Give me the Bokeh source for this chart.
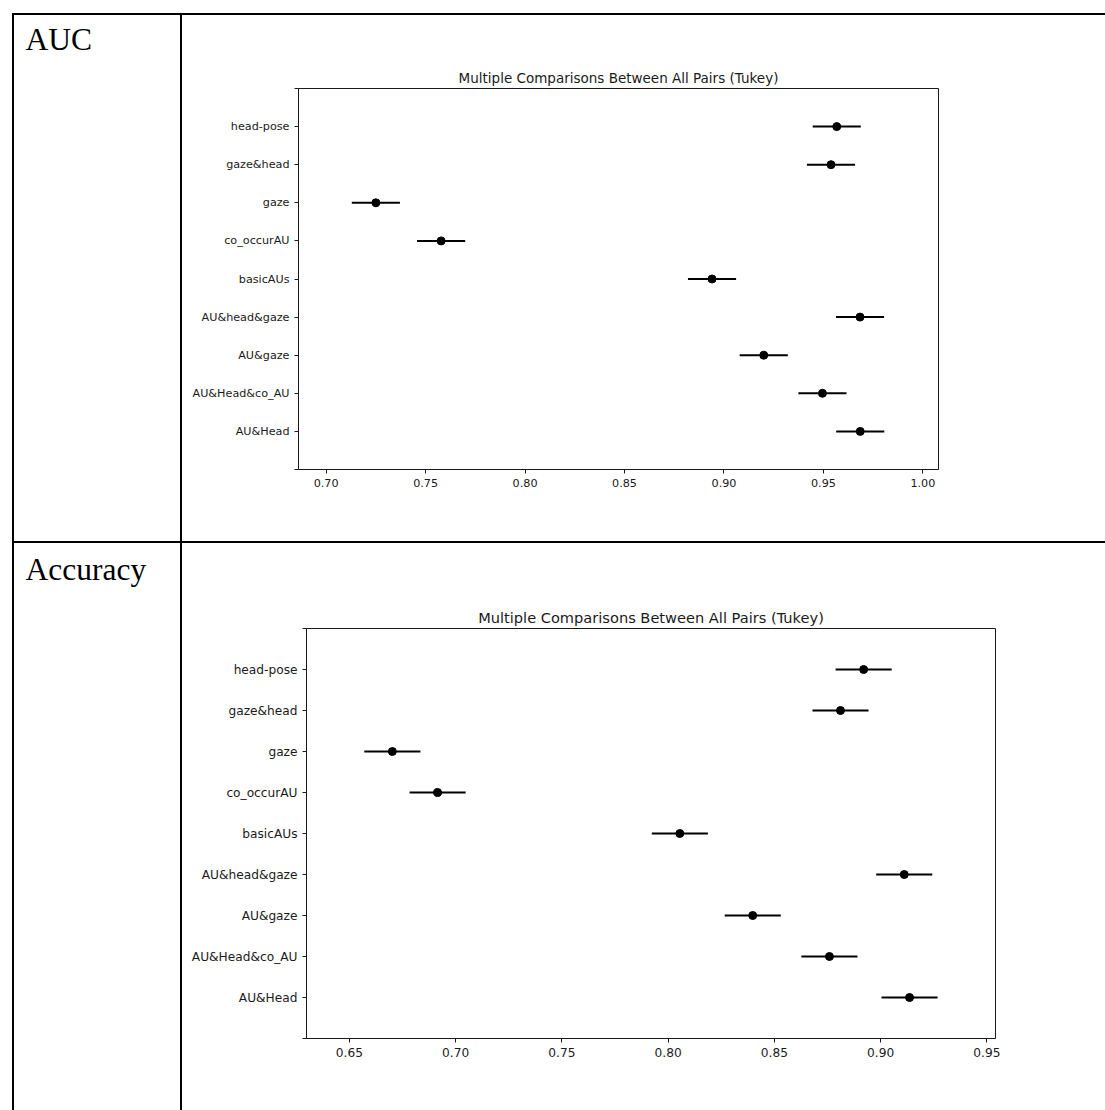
from bokeh.plotting import figure
from bokeh.layouts import row, column
from bokeh.models import (Range1d, FixedTicker, PrintfTickFormatter, Label,
                          ColumnDataSource, Spacer)
from bokeh.embed import file_html
from bokeh.resources import INLINE

# Groups in Tukey order (bottom to top)
groups = ["AU&Head", "AU&Head&co_AU", "AU&gaze", "AU&head&gaze", "basicAUs",
          "co_occurAU", "gaze", "gaze&head", "head-pose"]

# AUC: group means and simultaneous-interval half width
auc_means = [0.9685, 0.9495, 0.9200, 0.9684, 0.8940, 0.7578, 0.7250, 0.9538, 0.9567]
auc_halfwidth = 0.0121
auc_xticks = [0.70, 0.75, 0.80, 0.85, 0.90, 0.95, 1.00]

# Accuracy: group means and simultaneous-interval half width
acc_means = [0.9136, 0.8759, 0.8398, 0.9111, 0.8055, 0.6915, 0.6702, 0.8811, 0.8920]
acc_halfwidth = 0.0132
acc_xticks = [0.65, 0.70, 0.75, 0.80, 0.85, 0.90, 0.95]

TITLE = "Multiple Comparisons Between All Pairs (Tukey)"
FONT = "DejaVu Sans"
INK = "#1a1a1a"

PAGE_W = 1105
LEFT_MARGIN = 12
TOP_MARGIN = 13
RULE = 2
LABEL_W = 166
CHART_W = PAGE_W - LEFT_MARGIN - RULE - LABEL_W - RULE  # 923
ROW1_H = 526
ROW2_H = 567


def rule(width, height):
    return Spacer(width=width, height=height, styles={"background-color": "black"})


def no_frame_align(p):
    # keep each cell's frame independent of its neighbours in the row
    if "frame_align" in p.properties():
        p.frame_align = False
    return p


def label_cell(text, height, baseline):
    # frame fills the whole cell: one data unit per pixel, origin bottom-left
    p = figure(width=LABEL_W, height=height, output_backend="svg",
               toolbar_location=None, min_border=0, title=None,
               x_axis_type=None, y_axis_type=None,
               x_range=Range1d(0, LABEL_W), y_range=Range1d(0, height))
    no_frame_align(p)
    p.grid.visible = False
    p.outline_line_color = None
    p.add_layout(Label(x=11, y=height - baseline, text=text,
                       text_font="Liberation Serif", text_font_size="31.5px",
                       text_color="black", text_baseline="alphabetic"))
    return p


def tukey_chart(means, halfwidth, xticks, x_start, x_end, height,
                mb_left, mb_right, mb_top, mb_bottom, tick_px, title_px):
    p = figure(width=CHART_W, height=height, output_backend="svg",
               toolbar_location=None,
               x_range=Range1d(x_start, x_end),
               y_range=Range1d(-1, len(groups)),
               min_border_left=mb_left, min_border_right=mb_right,
               min_border_top=mb_top, min_border_bottom=mb_bottom,
               title=TITLE)
    no_frame_align(p)
    p.title.align = "center"
    p.title.text_font = FONT
    p.title.text_font_style = "normal"
    p.title.text_font_size = title_px
    p.title.text_color = INK
    p.title.standoff = 6

    p.grid.visible = False
    p.outline_line_color = INK
    p.outline_line_width = 1

    ypos = list(range(len(groups)))
    src = ColumnDataSource(dict(
        y=ypos, m=means,
        lo=[m - halfwidth for m in means],
        hi=[m + halfwidth for m in means],
    ))
    p.segment(x0="lo", x1="hi", y0="y", y1="y", source=src,
              line_color="black", line_width=2)
    p.scatter(x="m", y="y", source=src, size=8, marker="circle",
              fill_color="black", line_color="black")

    p.xaxis.ticker = FixedTicker(ticks=xticks)
    p.xaxis.formatter = PrintfTickFormatter(format="%.2f")
    p.yaxis.ticker = FixedTicker(ticks=list(range(-1, len(groups) + 1)))
    overrides = {i: g for i, g in enumerate(groups)}
    overrides[-1] = ""
    overrides[len(groups)] = ""
    p.yaxis.major_label_overrides = overrides

    for ax in (p.xaxis, p.yaxis):
        ax.axis_line_color = INK
        ax.axis_line_width = 1
        ax.major_tick_line_color = INK
        ax.major_tick_out = 4
        ax.major_tick_in = 0
        ax.minor_tick_line_color = None
        ax.major_label_text_font = FONT
        ax.major_label_text_font_size = tick_px
        ax.major_label_text_color = INK
        ax.major_label_standoff = 5
    return p


auc_label = label_cell("AUC", ROW1_H, 24)
auc_chart = tukey_chart(auc_means, auc_halfwidth, auc_xticks, 0.6861, 1.00785,
                        ROW1_H, 116, 167, 73, 72, "11.2px", "13.5px")

acc_label = label_cell("Accuracy", ROW2_H, 26)
acc_chart = tukey_chart(acc_means, acc_halfwidth, acc_xticks, 0.6298, 0.95405,
                        ROW2_H, 124, 110, 85, 72, "12.2px", "14.6px")

line_w = PAGE_W - LEFT_MARGIN

layout = column(
    Spacer(width=PAGE_W, height=TOP_MARGIN),
    row(Spacer(width=LEFT_MARGIN, height=RULE), rule(line_w, RULE)),
    row(Spacer(width=LEFT_MARGIN, height=ROW1_H), rule(RULE, ROW1_H), auc_label,
        rule(RULE, ROW1_H), auc_chart),
    row(Spacer(width=LEFT_MARGIN, height=RULE), rule(line_w, RULE)),
    row(Spacer(width=LEFT_MARGIN, height=ROW2_H), rule(RULE, ROW2_H), acc_label,
        rule(RULE, ROW2_H), acc_chart),
)

open("out.html", "w").write(file_html(layout, INLINE))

**YOUR OBJECTIVE**
Your task is an exact transcription of all the data, minus the pictures.

**WRITTEN SOLUTION**
Give me the Bokeh source for this chart.
from bokeh.plotting import figure
from bokeh.layouts import row, column
from bokeh.models import (Range1d, FixedTicker, PrintfTickFormatter, Label,
                          ColumnDataSource, Spacer)
from bokeh.embed import file_html
from bokeh.resources import INLINE

# Groups in Tukey order (bottom to top)
groups = ["AU&Head", "AU&Head&co_AU", "AU&gaze", "AU&head&gaze", "basicAUs",
          "co_occurAU", "gaze", "gaze&head", "head-pose"]

# AUC: group means and simultaneous-interval half width
auc_means = [0.9685, 0.9495, 0.9200, 0.9684, 0.8940, 0.7578, 0.7250, 0.9538, 0.9567]
auc_halfwidth = 0.0121
auc_xticks = [0.70, 0.75, 0.80, 0.85, 0.90, 0.95, 1.00]

# Accuracy: group means and simultaneous-interval half width
acc_means = [0.9136, 0.8759, 0.8398, 0.9111, 0.8055, 0.6915, 0.6702, 0.8811, 0.8920]
acc_halfwidth = 0.0132
acc_xticks = [0.65, 0.70, 0.75, 0.80, 0.85, 0.90, 0.95]

TITLE = "Multiple Comparisons Between All Pairs (Tukey)"
FONT = "DejaVu Sans"
INK = "#1a1a1a"

PAGE_W = 1105
LEFT_MARGIN = 12
TOP_MARGIN = 13
RULE = 2
LABEL_W = 166
CHART_W = PAGE_W - LEFT_MARGIN - RULE - LABEL_W - RULE  # 923
ROW1_H = 526
ROW2_H = 567


def rule(width, height):
    return Spacer(width=width, height=height, styles={"background-color": "black"})


def no_frame_align(p):
    # keep each cell's frame independent of its neighbours in the row
    if "frame_align" in p.properties():
        p.frame_align = False
    return p


def label_cell(text, height, baseline):
    # frame fills the whole cell: one data unit per pixel, origin bottom-left
    p = figure(width=LABEL_W, height=height, output_backend="svg",
               toolbar_location=None, min_border=0, title=None,
               x_axis_type=None, y_axis_type=None,
               x_range=Range1d(0, LABEL_W), y_range=Range1d(0, height))
    no_frame_align(p)
    p.grid.visible = False
    p.outline_line_color = None
    p.add_layout(Label(x=11, y=height - baseline, text=text,
                       text_font="Liberation Serif", text_font_size="31.5px",
                       text_color="black", text_baseline="alphabetic"))
    return p


def tukey_chart(means, halfwidth, xticks, x_start, x_end, height,
                mb_left, mb_right, mb_top, mb_bottom, tick_px, title_px):
    p = figure(width=CHART_W, height=height, output_backend="svg",
               toolbar_location=None,
               x_range=Range1d(x_start, x_end),
               y_range=Range1d(-1, len(groups)),
               min_border_left=mb_left, min_border_right=mb_right,
               min_border_top=mb_top, min_border_bottom=mb_bottom,
               title=TITLE)
    no_frame_align(p)
    p.title.align = "center"
    p.title.text_font = FONT
    p.title.text_font_style = "normal"
    p.title.text_font_size = title_px
    p.title.text_color = INK
    p.title.standoff = 6

    p.grid.visible = False
    p.outline_line_color = INK
    p.outline_line_width = 1

    ypos = list(range(len(groups)))
    src = ColumnDataSource(dict(
        y=ypos, m=means,
        lo=[m - halfwidth for m in means],
        hi=[m + halfwidth for m in means],
    ))
    p.segment(x0="lo", x1="hi", y0="y", y1="y", source=src,
              line_color="black", line_width=2)
    p.scatter(x="m", y="y", source=src, size=8, marker="circle",
              fill_color="black", line_color="black")

    p.xaxis.ticker = FixedTicker(ticks=xticks)
    p.xaxis.formatter = PrintfTickFormatter(format="%.2f")
    p.yaxis.ticker = FixedTicker(ticks=list(range(-1, len(groups) + 1)))
    overrides = {i: g for i, g in enumerate(groups)}
    overrides[-1] = ""
    overrides[len(groups)] = ""
    p.yaxis.major_label_overrides = overrides

    for ax in (p.xaxis, p.yaxis):
        ax.axis_line_color = INK
        ax.axis_line_width = 1
        ax.major_tick_line_color = INK
        ax.major_tick_out = 4
        ax.major_tick_in = 0
        ax.minor_tick_line_color = None
        ax.major_label_text_font = FONT
        ax.major_label_text_font_size = tick_px
        ax.major_label_text_color = INK
        ax.major_label_standoff = 5
    return p


auc_label = label_cell("AUC", ROW1_H, 24)
auc_chart = tukey_chart(auc_means, auc_halfwidth, auc_xticks, 0.6861, 1.00785,
                        ROW1_H, 116, 167, 73, 72, "11.2px", "13.5px")

acc_label = label_cell("Accuracy", ROW2_H, 26)
acc_chart = tukey_chart(acc_means, acc_halfwidth, acc_xticks, 0.6298, 0.95405,
                        ROW2_H, 124, 110, 85, 72, "12.2px", "14.6px")

line_w = PAGE_W - LEFT_MARGIN

layout = column(
    Spacer(width=PAGE_W, height=TOP_MARGIN),
    row(Spacer(width=LEFT_MARGIN, height=RULE), rule(line_w, RULE)),
    row(Spacer(width=LEFT_MARGIN, height=ROW1_H), rule(RULE, ROW1_H), auc_label,
        rule(RULE, ROW1_H), auc_chart),
    row(Spacer(width=LEFT_MARGIN, height=RULE), rule(line_w, RULE)),
    row(Spacer(width=LEFT_MARGIN, height=ROW2_H), rule(RULE, ROW2_H), acc_label,
        rule(RULE, ROW2_H), acc_chart),
)

open("out.html", "w").write(file_html(layout, INLINE))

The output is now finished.